Espressione del perseguimento del principio di completezza e veridicità delle informazioni, è senz'altro la norma che prevede la redazione di supplementi di prospetto, allorché intervengano variazioni (ossia significativi fatti nuovi, errori materiali o inesattezze del prospetto) rispetto alle informazioni già inserite che possano influire sulla valutazione degli strumenti finanziari.
Infine, in applicazione dei medesimi principi, l'art. 94, comma 2, del D.Lgs. n. 58/ 1998 prevede la clausola generale che implica l'inserimento di informazioni aggiuntive, se necessarie per un adeguato apprezzamento dell'andamento gestionale, della situazione patrimoniale, economica e finanziaria dell'emittente, delle caratteristiche dei prodotti finanziari e dei rischi connessi con l'operazione.

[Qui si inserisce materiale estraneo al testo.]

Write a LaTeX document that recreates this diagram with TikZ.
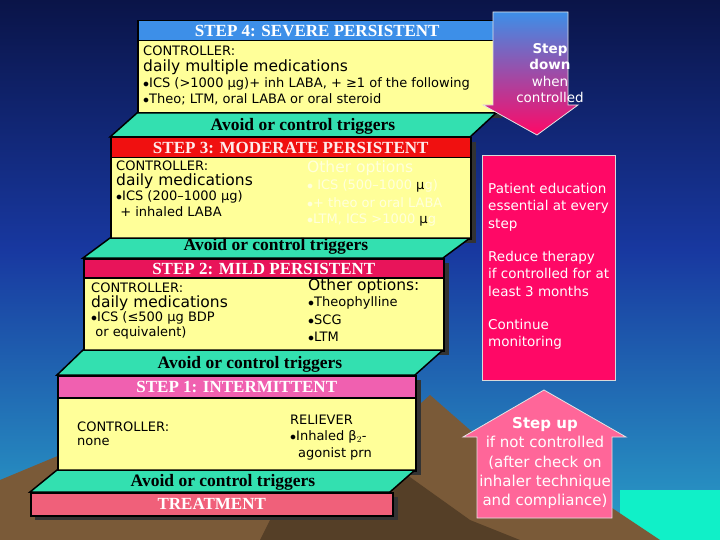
\documentclass[tikz,border=0pt]{standalone}
\usepackage{fontspec}
\setmainfont{Liberation Serif}
\newfontfamily\tah{DejaVu Sans}
\definecolor{bgtop}{HTML}{0A1448}
\definecolor{bgmid}{HTML}{1838A0}
\definecolor{bgbot}{HTML}{2AA0C8}
\definecolor{yel}{HTML}{FFFF99}
\definecolor{trig}{HTML}{33E0B0}
\definecolor{hfour}{HTML}{3D8FE8}
\definecolor{hthree}{HTML}{F01010}
\definecolor{htwo}{HTML}{E8145A}
\definecolor{hone}{HTML}{F060B0}
\definecolor{treat}{HTML}{F0607A}
\definecolor{rbox}{HTML}{FF0866}
\definecolor{upc}{HTML}{FF6699}
\definecolor{mnt}{HTML}{7A5A38}
\definecolor{sea}{HTML}{10F0C8}
\tikzset{
  hdr/.style={draw=black,line width=1.5pt,minimum height=20pt,inner sep=0pt,font=\bfseries\fontsize{17}{17}\selectfont,text=white,anchor=north west},
  ybox/.style={draw=black,line width=1.5pt,fill=yel,inner sep=0pt,anchor=north west},
  trg/.style={draw=black,line width=1.5pt,fill=trig},
  trtxt/.style={font=\bfseries\fontsize{17.5}{18}\selectfont},
  ln/.style={font=\tah\fontsize{13}{13}\selectfont,anchor=west,inner sep=0pt},
  big/.style={font=\tah\fontsize{15.5}{15.5}\selectfont,anchor=west,inner sep=0pt},
  wt/.style={font=\tah\fontsize{13.5}{17.3}\selectfont,text=white,align=left,anchor=north west,inner sep=0pt},
}
\begin{document}
\begin{tikzpicture}[x=1pt,y=-1pt]
\useasboundingbox (0,0) rectangle (720,540);
% background
\shade[top color=bgtop,bottom color=bgmid] (0,0) rectangle (720,250);
\shade[top color=bgmid,bottom color=bgbot] (0,249.5) rectangle (720,540);
\fill[sea] (620,490) rectangle (720,540);
\fill[mnt] (0,480) -- (60,455) -- (120,470) -- (200,440) -- (260,455) -- (330,420) -- (380,440) -- (430,395) -- (470,430) -- (530,470) -- (600,500) -- (660,540) -- (0,540) -- cycle;
\fill[mnt!70!black] (300,460) -- (360,430) -- (400,470) -- (470,520) -- (520,540) -- (260,540) -- cycle;
% shadows
\fill[black!80] (142,25) rectangle (502,118);
\fill[black!80] (115,142) rectangle (476,243);
\fill[black!80] (88,263) rectangle (449,355);
\fill[black!80] (62,380) rectangle (421,475);
\fill[black!80] (35,497) rectangle (398,520);
% step 4
\node[hdr,fill=hfour,minimum width=359pt] (h4) at (137,20) {STEP 4: SEVERE PERSISTENT};
\node[ybox,minimum width=359pt,minimum height=73pt] (y4) at (137,40) {};
\node[ln] (t4a) at (143,51) {CONTROLLER:};
\node[big] (t4b) at (143,67) {daily multiple medications};
\node[ln] (t4c) at (143,84) {$\bullet$ICS (>1000 μg)+ inh LABA, + ≥1 of the following};
\node[ln] (t4d) at (143,99) {$\bullet$Theo; LTM, oral LABA or oral steroid};
% trigger 3
\draw[trg] (137,113) -- (496,113) -- (470,137) -- (110,137) -- cycle;
\node[trtxt] (g3) at (303,126) {Avoid or control triggers};
% step 3
\node[hdr,fill=hthree,minimum width=360pt,text=white!92!red] (h3) at (110,137) {STEP 3: MODERATE PERSISTENT};
\node[ybox,minimum width=360pt,minimum height=81pt] (y3) at (110,157) {};
\node[ln] (t3a) at (116,166) {CONTROLLER:};
\node[big] (t3b) at (116,181) {daily medications};
\node[ln] (t3c) at (116,197) {$\bullet$ICS (200–1000 μg)};
\node[ln] (t3d) at (116,212) {\ + inhaled LABA};
\begin{scope}[every node/.append style={text=yel!35!white}]
\node[big] (o3a) at (307,168) {Other options};
\node[ln] (o3b) at (307,186) {$\bullet$ ICS (500–1000 {\color{black}μ}g)};
\node[ln] (o3c) at (307,203) {$\bullet$+ theo or oral LABA};
\node[ln] (o3d) at (307,220) {$\bullet$LTM, ICS >1000 {\color{black}μ}g};
\end{scope}
% trigger 2
\draw[trg] (110,238) -- (470,238) -- (443,258) -- (83,258) -- cycle;
\node[trtxt] (g2) at (276,246) {Avoid or control triggers};
% step 2
\node[hdr,fill=htwo,minimum width=360pt] (h2) at (83,258) {STEP 2: MILD PERSISTENT};
\node[ybox,minimum width=360pt,minimum height=73pt] (y2) at (83,277) {};
\node[ln] (t2a) at (91,288) {CONTROLLER:};
\node[big] (t2b) at (91,303) {daily medications};
\node[ln] (t2c) at (91,318) {$\bullet$ICS (≤500 μg BDP};
\node[ln] (t2d) at (91,333) {\ or equivalent)};
\node[big] (o2a) at (308,286) {Other options:};
\node[ln] (o2b) at (308,303) {$\bullet$Theophylline};
\node[ln] (o2c) at (308,320) {$\bullet$SCG};
\node[ln] (o2d) at (308,337) {$\bullet$LTM};
% trigger 1
\draw[trg] (83,350) -- (443,350) -- (415,375) -- (57,375) -- cycle;
\node[trtxt] (g1) at (250,364) {Avoid or control triggers};
% step 1
\node[hdr,fill=hone,minimum width=358pt,minimum height=22pt] (h1) at (57,375) {STEP 1: INTERMITTENT};
\node[ybox,minimum width=358pt,minimum height=73pt] (y1) at (57,397) {};
\node[ln] (t1a) at (77,427) {CONTROLLER:};
\node[ln] (t1b) at (77,442) {none};
\node[ln] (r1a) at (290,420) {RELIEVER};
\node[ln] (r1b) at (290,437) {$\bullet$Inhaled β$_2$-};
\node[ln] (r1c) at (298,454) {agonist prn};
% trigger 0
\draw[trg] (57,470) -- (415,470) -- (390,492) -- (30,492) -- cycle;
\node[trtxt] (g0) at (223,482) {Avoid or control triggers};
\node[hdr,fill=treat,minimum width=362pt,minimum height=23pt] (tr) at (30,492) {TREATMENT};
% step down arrow
\shade[top color=hfour,bottom color=rbox,draw=white!80!gray,line width=0.8pt] (493,12) -- (568,12) -- (568,105) -- (578,105) -- (537,135) -- (483,105) -- (493,105) -- cycle;
\node[font=\tah\fontsize{13.5}{16.5}\selectfont,text=white,align=center] (sd) at (550,73) {\textbf{Step}\\\textbf{down}\\when\\controlled};
% red box
\node[draw=white!70!gray,line width=0.8pt,fill=rbox,minimum width=133pt,minimum height=225pt,anchor=north west,inner sep=0pt] (rb) at (482,155) {};
\node[wt] (e1) at (488,183) {Patient education\\essential at every\\step};
\node[wt] (e2) at (488,251) {Reduce therapy\\if controlled for at\\least 3 months};
\node[wt] (e3) at (488,319) {Continue\\monitoring};
% step up arrow
\fill[upc,draw=white!80!gray,line width=0.8pt] (544,390) -- (626,437) -- (612,437) -- (612,518) -- (477,518) -- (477,437) -- (463,437) -- cycle;
\node[font=\tah\fontsize{15}{19.3}\selectfont,text=white,align=center] (su) at (545,463) {\textbf{Step up}\\if not controlled\\(after check on\\inhaler technique\\and compliance)};
\end{tikzpicture}
\end{document}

Può quindi concludersi che gli schemi-tipo, di cui al regolamento Ce, rappresentano solo il contenuto minimale del prospetto; l'assimilazione tra clausola generale del bilancio e del prospetto è confermata testualmente e discende dalle disposizioni comunitarie. Può evincersi che la disciplina del bilancio ha costituito il modello legislativo di riferimento per regolare tutte le altre informazioni, tra cui il prospetto, da cui può derivare un danno sul mercato.